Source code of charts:
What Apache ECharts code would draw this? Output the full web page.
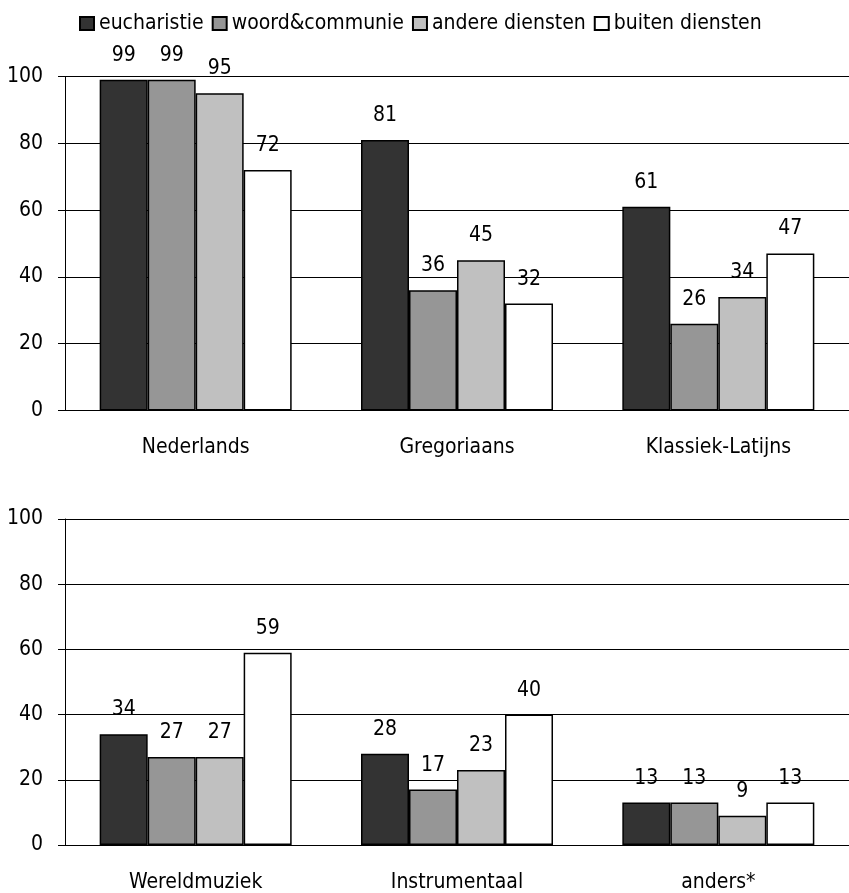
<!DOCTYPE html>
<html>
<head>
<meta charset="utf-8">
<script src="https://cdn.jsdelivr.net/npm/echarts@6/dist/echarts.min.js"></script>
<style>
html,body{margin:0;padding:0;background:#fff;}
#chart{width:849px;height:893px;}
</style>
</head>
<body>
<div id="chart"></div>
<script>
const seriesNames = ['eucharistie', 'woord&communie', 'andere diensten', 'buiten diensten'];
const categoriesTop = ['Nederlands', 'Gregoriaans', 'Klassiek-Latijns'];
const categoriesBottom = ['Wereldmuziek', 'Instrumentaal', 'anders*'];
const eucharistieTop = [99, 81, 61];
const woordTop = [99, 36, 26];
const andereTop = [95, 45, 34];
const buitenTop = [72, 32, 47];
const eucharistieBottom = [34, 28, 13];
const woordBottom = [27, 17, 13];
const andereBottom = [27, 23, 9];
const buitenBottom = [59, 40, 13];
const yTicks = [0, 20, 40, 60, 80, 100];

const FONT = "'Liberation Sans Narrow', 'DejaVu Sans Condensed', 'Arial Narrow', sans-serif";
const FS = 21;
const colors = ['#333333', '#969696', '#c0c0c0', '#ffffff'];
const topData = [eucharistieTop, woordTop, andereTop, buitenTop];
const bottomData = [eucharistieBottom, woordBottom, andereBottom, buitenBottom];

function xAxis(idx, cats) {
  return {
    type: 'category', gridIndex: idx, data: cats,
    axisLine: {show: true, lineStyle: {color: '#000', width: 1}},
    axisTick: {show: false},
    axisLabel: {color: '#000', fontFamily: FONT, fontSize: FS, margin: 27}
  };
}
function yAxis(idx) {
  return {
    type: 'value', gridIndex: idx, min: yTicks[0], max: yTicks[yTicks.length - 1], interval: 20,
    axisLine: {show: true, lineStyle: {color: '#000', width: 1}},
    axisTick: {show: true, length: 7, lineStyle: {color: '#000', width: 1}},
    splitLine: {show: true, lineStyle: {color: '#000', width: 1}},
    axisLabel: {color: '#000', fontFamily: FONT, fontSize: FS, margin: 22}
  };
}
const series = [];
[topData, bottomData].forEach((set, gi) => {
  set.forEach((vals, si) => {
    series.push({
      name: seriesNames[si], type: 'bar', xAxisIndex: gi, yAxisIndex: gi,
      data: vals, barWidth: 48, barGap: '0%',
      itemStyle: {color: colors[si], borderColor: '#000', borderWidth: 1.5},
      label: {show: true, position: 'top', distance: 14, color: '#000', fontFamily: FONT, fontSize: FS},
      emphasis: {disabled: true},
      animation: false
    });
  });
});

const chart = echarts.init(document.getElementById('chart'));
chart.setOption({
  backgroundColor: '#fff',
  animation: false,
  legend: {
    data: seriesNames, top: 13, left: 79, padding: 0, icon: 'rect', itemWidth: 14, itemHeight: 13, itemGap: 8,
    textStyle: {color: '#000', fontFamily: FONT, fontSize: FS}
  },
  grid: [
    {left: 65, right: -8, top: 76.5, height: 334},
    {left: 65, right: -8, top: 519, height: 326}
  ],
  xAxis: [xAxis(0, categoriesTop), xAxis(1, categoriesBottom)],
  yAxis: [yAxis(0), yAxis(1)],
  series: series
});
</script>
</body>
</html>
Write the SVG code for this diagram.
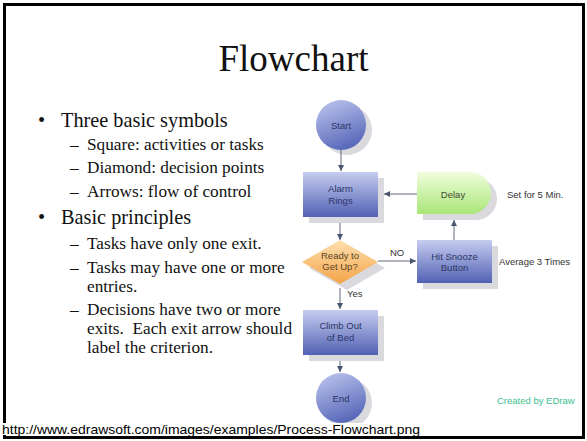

§ **Aim**
Without the pictures, output the full listing exactly as it stands.

§ **Answer for this exercise**
What Apache ECharts code would draw this? Output the full web page.
<!DOCTYPE html>
<html>
<head>
<meta charset="utf-8">
<script src="https://cdn.jsdelivr.net/npm/echarts@6/dist/echarts.min.js"></script>
<style>
html,body{margin:0;padding:0;background:#fff;}
#chart{width:849px;height:893px;}
</style>
</head>
<body>
<div id="chart"></div>
<script>
const seriesNames = ['eucharistie', 'woord&communie', 'andere diensten', 'buiten diensten'];
const categoriesTop = ['Nederlands', 'Gregoriaans', 'Klassiek-Latijns'];
const categoriesBottom = ['Wereldmuziek', 'Instrumentaal', 'anders*'];
const eucharistieTop = [99, 81, 61];
const woordTop = [99, 36, 26];
const andereTop = [95, 45, 34];
const buitenTop = [72, 32, 47];
const eucharistieBottom = [34, 28, 13];
const woordBottom = [27, 17, 13];
const andereBottom = [27, 23, 9];
const buitenBottom = [59, 40, 13];
const yTicks = [0, 20, 40, 60, 80, 100];

const FONT = "'Liberation Sans Narrow', 'DejaVu Sans Condensed', 'Arial Narrow', sans-serif";
const FS = 21;
const colors = ['#333333', '#969696', '#c0c0c0', '#ffffff'];
const topData = [eucharistieTop, woordTop, andereTop, buitenTop];
const bottomData = [eucharistieBottom, woordBottom, andereBottom, buitenBottom];

function xAxis(idx, cats) {
  return {
    type: 'category', gridIndex: idx, data: cats,
    axisLine: {show: true, lineStyle: {color: '#000', width: 1}},
    axisTick: {show: false},
    axisLabel: {color: '#000', fontFamily: FONT, fontSize: FS, margin: 27}
  };
}
function yAxis(idx) {
  return {
    type: 'value', gridIndex: idx, min: yTicks[0], max: yTicks[yTicks.length - 1], interval: 20,
    axisLine: {show: true, lineStyle: {color: '#000', width: 1}},
    axisTick: {show: true, length: 7, lineStyle: {color: '#000', width: 1}},
    splitLine: {show: true, lineStyle: {color: '#000', width: 1}},
    axisLabel: {color: '#000', fontFamily: FONT, fontSize: FS, margin: 22}
  };
}
const series = [];
[topData, bottomData].forEach((set, gi) => {
  set.forEach((vals, si) => {
    series.push({
      name: seriesNames[si], type: 'bar', xAxisIndex: gi, yAxisIndex: gi,
      data: vals, barWidth: 48, barGap: '0%',
      itemStyle: {color: colors[si], borderColor: '#000', borderWidth: 1.5},
      label: {show: true, position: 'top', distance: 14, color: '#000', fontFamily: FONT, fontSize: FS},
      emphasis: {disabled: true},
      animation: false
    });
  });
});

const chart = echarts.init(document.getElementById('chart'));
chart.setOption({
  backgroundColor: '#fff',
  animation: false,
  legend: {
    data: seriesNames, top: 13, left: 79, padding: 0, icon: 'rect', itemWidth: 14, itemHeight: 13, itemGap: 8,
    textStyle: {color: '#000', fontFamily: FONT, fontSize: FS}
  },
  grid: [
    {left: 65, right: -8, top: 76.5, height: 334},
    {left: 65, right: -8, top: 519, height: 326}
  ],
  xAxis: [xAxis(0, categoriesTop), xAxis(1, categoriesBottom)],
  yAxis: [yAxis(0), yAxis(1)],
  series: series
});
</script>
</body>
</html>
Write the SVG code for this diagram.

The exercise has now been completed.